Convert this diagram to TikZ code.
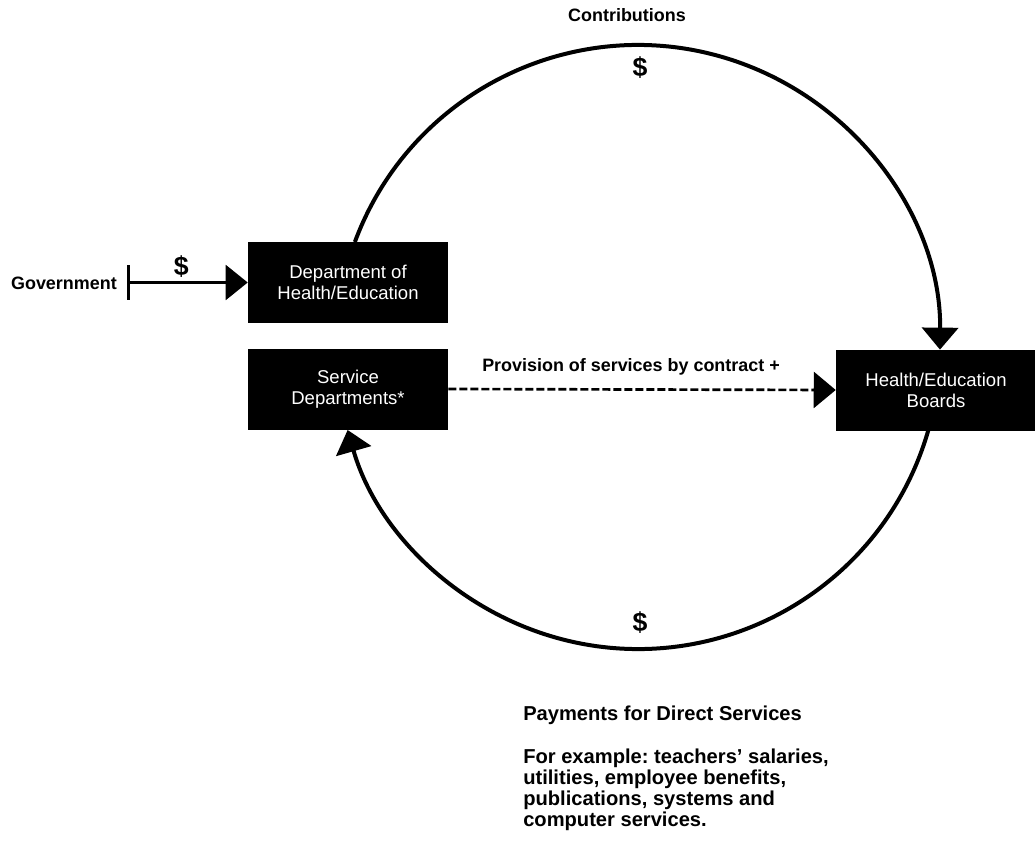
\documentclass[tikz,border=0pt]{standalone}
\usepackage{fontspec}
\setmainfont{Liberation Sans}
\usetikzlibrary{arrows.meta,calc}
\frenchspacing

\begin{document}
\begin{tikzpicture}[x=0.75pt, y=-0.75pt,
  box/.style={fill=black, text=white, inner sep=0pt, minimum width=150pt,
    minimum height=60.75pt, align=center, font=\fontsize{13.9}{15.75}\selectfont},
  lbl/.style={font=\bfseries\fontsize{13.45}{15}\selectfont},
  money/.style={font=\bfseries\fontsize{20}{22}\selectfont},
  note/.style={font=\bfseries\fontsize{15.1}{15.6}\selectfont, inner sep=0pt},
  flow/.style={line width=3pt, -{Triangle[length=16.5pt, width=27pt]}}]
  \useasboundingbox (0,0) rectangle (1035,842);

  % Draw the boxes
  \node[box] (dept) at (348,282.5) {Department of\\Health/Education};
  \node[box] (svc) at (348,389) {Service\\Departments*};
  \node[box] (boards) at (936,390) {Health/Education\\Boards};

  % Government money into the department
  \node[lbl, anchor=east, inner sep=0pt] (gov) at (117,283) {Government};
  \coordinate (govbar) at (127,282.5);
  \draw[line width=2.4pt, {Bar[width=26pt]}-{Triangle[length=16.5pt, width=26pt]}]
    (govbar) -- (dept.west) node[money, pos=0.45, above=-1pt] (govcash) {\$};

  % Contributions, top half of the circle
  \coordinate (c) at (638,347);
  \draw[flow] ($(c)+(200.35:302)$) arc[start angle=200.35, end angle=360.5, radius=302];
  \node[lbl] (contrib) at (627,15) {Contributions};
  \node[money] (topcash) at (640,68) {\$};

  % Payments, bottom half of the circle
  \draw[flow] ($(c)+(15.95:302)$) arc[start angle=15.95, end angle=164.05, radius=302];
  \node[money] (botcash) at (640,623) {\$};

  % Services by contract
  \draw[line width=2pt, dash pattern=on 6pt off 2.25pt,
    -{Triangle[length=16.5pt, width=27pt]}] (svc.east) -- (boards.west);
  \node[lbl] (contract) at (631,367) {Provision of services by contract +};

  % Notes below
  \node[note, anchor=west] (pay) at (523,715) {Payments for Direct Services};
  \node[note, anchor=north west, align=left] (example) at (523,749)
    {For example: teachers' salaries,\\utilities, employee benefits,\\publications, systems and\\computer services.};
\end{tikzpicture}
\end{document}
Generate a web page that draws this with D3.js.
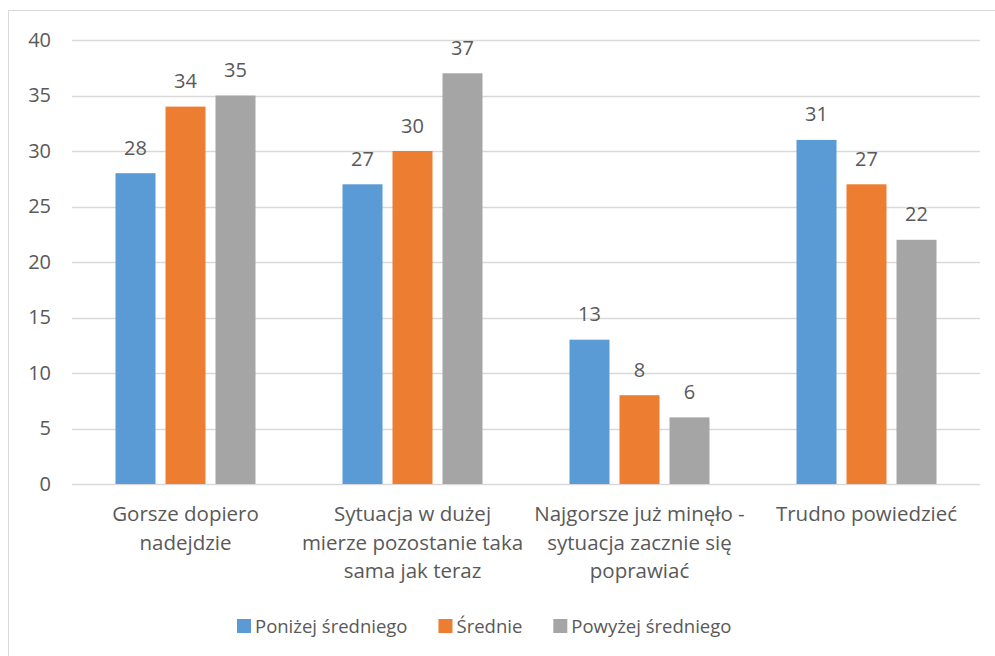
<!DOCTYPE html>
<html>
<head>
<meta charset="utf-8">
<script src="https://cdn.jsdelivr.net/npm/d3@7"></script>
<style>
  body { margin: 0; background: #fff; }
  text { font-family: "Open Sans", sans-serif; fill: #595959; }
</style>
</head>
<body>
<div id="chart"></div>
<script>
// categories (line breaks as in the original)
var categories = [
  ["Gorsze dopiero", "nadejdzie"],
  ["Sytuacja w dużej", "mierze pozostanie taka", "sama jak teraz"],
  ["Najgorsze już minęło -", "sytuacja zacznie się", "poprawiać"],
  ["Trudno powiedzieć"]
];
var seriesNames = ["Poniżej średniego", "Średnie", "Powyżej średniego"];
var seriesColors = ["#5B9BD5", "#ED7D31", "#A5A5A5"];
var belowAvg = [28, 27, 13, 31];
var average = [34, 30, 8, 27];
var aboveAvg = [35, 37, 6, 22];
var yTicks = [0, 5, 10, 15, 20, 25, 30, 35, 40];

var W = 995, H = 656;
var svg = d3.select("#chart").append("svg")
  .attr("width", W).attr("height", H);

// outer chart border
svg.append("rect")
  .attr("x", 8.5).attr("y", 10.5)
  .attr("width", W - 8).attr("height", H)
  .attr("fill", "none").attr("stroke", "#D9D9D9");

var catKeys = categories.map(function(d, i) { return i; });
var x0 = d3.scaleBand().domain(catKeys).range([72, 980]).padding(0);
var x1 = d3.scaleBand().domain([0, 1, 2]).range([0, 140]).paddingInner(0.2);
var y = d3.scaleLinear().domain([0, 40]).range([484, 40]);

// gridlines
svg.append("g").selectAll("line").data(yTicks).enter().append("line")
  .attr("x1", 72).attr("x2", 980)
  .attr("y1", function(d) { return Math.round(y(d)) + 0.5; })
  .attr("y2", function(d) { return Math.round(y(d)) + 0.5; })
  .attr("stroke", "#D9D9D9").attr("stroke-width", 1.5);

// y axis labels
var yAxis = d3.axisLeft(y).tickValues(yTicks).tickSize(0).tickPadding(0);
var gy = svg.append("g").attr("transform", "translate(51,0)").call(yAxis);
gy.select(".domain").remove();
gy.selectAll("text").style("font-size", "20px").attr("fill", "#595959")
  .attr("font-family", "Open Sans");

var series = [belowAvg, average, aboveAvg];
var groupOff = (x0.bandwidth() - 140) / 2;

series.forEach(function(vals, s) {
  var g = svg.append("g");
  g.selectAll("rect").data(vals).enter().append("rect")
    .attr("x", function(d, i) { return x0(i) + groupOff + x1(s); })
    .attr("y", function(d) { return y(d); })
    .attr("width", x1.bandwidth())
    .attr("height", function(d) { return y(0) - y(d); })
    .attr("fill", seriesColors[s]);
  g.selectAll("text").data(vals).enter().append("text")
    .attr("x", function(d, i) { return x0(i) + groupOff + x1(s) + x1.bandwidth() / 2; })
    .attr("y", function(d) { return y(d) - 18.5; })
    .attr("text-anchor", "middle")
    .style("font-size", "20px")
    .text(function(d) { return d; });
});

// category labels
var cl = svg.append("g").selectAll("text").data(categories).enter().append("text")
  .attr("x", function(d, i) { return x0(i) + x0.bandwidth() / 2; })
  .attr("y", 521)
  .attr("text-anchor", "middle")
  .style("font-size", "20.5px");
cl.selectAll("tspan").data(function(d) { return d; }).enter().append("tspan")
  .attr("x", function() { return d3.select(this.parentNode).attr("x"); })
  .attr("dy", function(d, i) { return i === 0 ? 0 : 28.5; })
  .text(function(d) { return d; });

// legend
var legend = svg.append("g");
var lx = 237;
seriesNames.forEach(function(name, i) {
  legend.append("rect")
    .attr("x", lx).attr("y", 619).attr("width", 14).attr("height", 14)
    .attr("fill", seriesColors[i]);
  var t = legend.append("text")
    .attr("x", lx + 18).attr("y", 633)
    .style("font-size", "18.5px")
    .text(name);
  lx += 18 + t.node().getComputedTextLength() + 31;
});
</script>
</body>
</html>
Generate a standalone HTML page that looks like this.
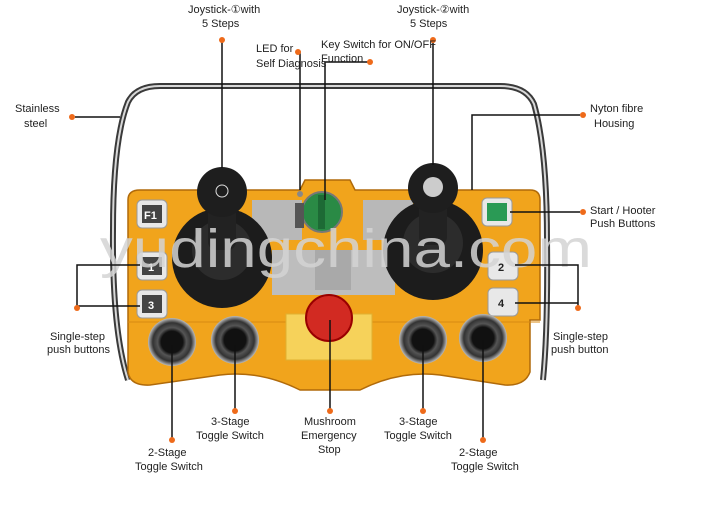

**Aim:**
Copy the whole of the material above exactly, but not its images.

**Task output:**
Convert this diagram to TikZ code.
\documentclass[tikz,border=0pt]{standalone}
\usepackage{fontspec}
\setmainfont{Liberation Sans}
\usetikzlibrary{arrows.meta,calc}
\frenchspacing

\begin{document}
\begin{tikzpicture}[x=0.75pt, y=-0.75pt,
  box/.style={fill=black, text=white, inner sep=0pt, minimum width=150pt,
    minimum height=60.75pt, align=center, font=\fontsize{13.9}{15.75}\selectfont},
  lbl/.style={font=\bfseries\fontsize{13.45}{15}\selectfont},
  money/.style={font=\bfseries\fontsize{20}{22}\selectfont},
  note/.style={font=\bfseries\fontsize{15.1}{15.6}\selectfont, inner sep=0pt},
  flow/.style={line width=3pt, -{Triangle[length=16.5pt, width=27pt]}}]
  \useasboundingbox (0,0) rectangle (1035,842);

  % Draw the boxes
  \node[box] (dept) at (348,282.5) {Department of\\Health/Education};
  \node[box] (svc) at (348,389) {Service\\Departments*};
  \node[box] (boards) at (936,390) {Health/Education\\Boards};

  % Government money into the department
  \node[lbl, anchor=east, inner sep=0pt] (gov) at (117,283) {Government};
  \coordinate (govbar) at (127,282.5);
  \draw[line width=2.4pt, {Bar[width=26pt]}-{Triangle[length=16.5pt, width=26pt]}]
    (govbar) -- (dept.west) node[money, pos=0.45, above=-1pt] (govcash) {\$};

  % Contributions, top half of the circle
  \coordinate (c) at (638,347);
  \draw[flow] ($(c)+(200.35:302)$) arc[start angle=200.35, end angle=360.5, radius=302];
  \node[lbl] (contrib) at (627,15) {Contributions};
  \node[money] (topcash) at (640,68) {\$};

  % Payments, bottom half of the circle
  \draw[flow] ($(c)+(15.95:302)$) arc[start angle=15.95, end angle=164.05, radius=302];
  \node[money] (botcash) at (640,623) {\$};

  % Services by contract
  \draw[line width=2pt, dash pattern=on 6pt off 2.25pt,
    -{Triangle[length=16.5pt, width=27pt]}] (svc.east) -- (boards.west);
  \node[lbl] (contract) at (631,367) {Provision of services by contract +};

  % Notes below
  \node[note, anchor=west] (pay) at (523,715) {Payments for Direct Services};
  \node[note, anchor=north west, align=left] (example) at (523,749)
    {For example: teachers' salaries,\\utilities, employee benefits,\\publications, systems and\\computer services.};
\end{tikzpicture}
\end{document}
Generate a web page that draws this with D3.js.
<!DOCTYPE html>
<html>
<head>
<meta charset="utf-8">
<script src="https://cdn.jsdelivr.net/npm/d3@7"></script>
<style>
  body { margin: 0; background: #fff; }
  text { font-family: "Open Sans", sans-serif; fill: #595959; }
</style>
</head>
<body>
<div id="chart"></div>
<script>
// categories (line breaks as in the original)
var categories = [
  ["Gorsze dopiero", "nadejdzie"],
  ["Sytuacja w dużej", "mierze pozostanie taka", "sama jak teraz"],
  ["Najgorsze już minęło -", "sytuacja zacznie się", "poprawiać"],
  ["Trudno powiedzieć"]
];
var seriesNames = ["Poniżej średniego", "Średnie", "Powyżej średniego"];
var seriesColors = ["#5B9BD5", "#ED7D31", "#A5A5A5"];
var belowAvg = [28, 27, 13, 31];
var average = [34, 30, 8, 27];
var aboveAvg = [35, 37, 6, 22];
var yTicks = [0, 5, 10, 15, 20, 25, 30, 35, 40];

var W = 995, H = 656;
var svg = d3.select("#chart").append("svg")
  .attr("width", W).attr("height", H);

// outer chart border
svg.append("rect")
  .attr("x", 8.5).attr("y", 10.5)
  .attr("width", W - 8).attr("height", H)
  .attr("fill", "none").attr("stroke", "#D9D9D9");

var catKeys = categories.map(function(d, i) { return i; });
var x0 = d3.scaleBand().domain(catKeys).range([72, 980]).padding(0);
var x1 = d3.scaleBand().domain([0, 1, 2]).range([0, 140]).paddingInner(0.2);
var y = d3.scaleLinear().domain([0, 40]).range([484, 40]);

// gridlines
svg.append("g").selectAll("line").data(yTicks).enter().append("line")
  .attr("x1", 72).attr("x2", 980)
  .attr("y1", function(d) { return Math.round(y(d)) + 0.5; })
  .attr("y2", function(d) { return Math.round(y(d)) + 0.5; })
  .attr("stroke", "#D9D9D9").attr("stroke-width", 1.5);

// y axis labels
var yAxis = d3.axisLeft(y).tickValues(yTicks).tickSize(0).tickPadding(0);
var gy = svg.append("g").attr("transform", "translate(51,0)").call(yAxis);
gy.select(".domain").remove();
gy.selectAll("text").style("font-size", "20px").attr("fill", "#595959")
  .attr("font-family", "Open Sans");

var series = [belowAvg, average, aboveAvg];
var groupOff = (x0.bandwidth() - 140) / 2;

series.forEach(function(vals, s) {
  var g = svg.append("g");
  g.selectAll("rect").data(vals).enter().append("rect")
    .attr("x", function(d, i) { return x0(i) + groupOff + x1(s); })
    .attr("y", function(d) { return y(d); })
    .attr("width", x1.bandwidth())
    .attr("height", function(d) { return y(0) - y(d); })
    .attr("fill", seriesColors[s]);
  g.selectAll("text").data(vals).enter().append("text")
    .attr("x", function(d, i) { return x0(i) + groupOff + x1(s) + x1.bandwidth() / 2; })
    .attr("y", function(d) { return y(d) - 18.5; })
    .attr("text-anchor", "middle")
    .style("font-size", "20px")
    .text(function(d) { return d; });
});

// category labels
var cl = svg.append("g").selectAll("text").data(categories).enter().append("text")
  .attr("x", function(d, i) { return x0(i) + x0.bandwidth() / 2; })
  .attr("y", 521)
  .attr("text-anchor", "middle")
  .style("font-size", "20.5px");
cl.selectAll("tspan").data(function(d) { return d; }).enter().append("tspan")
  .attr("x", function() { return d3.select(this.parentNode).attr("x"); })
  .attr("dy", function(d, i) { return i === 0 ? 0 : 28.5; })
  .text(function(d) { return d; });

// legend
var legend = svg.append("g");
var lx = 237;
seriesNames.forEach(function(name, i) {
  legend.append("rect")
    .attr("x", lx).attr("y", 619).attr("width", 14).attr("height", 14)
    .attr("fill", seriesColors[i]);
  var t = legend.append("text")
    .attr("x", lx + 18).attr("y", 633)
    .style("font-size", "18.5px")
    .text(name);
  lx += 18 + t.node().getComputedTextLength() + 31;
});
</script>
</body>
</html>
Generate a standalone HTML page that looks like this.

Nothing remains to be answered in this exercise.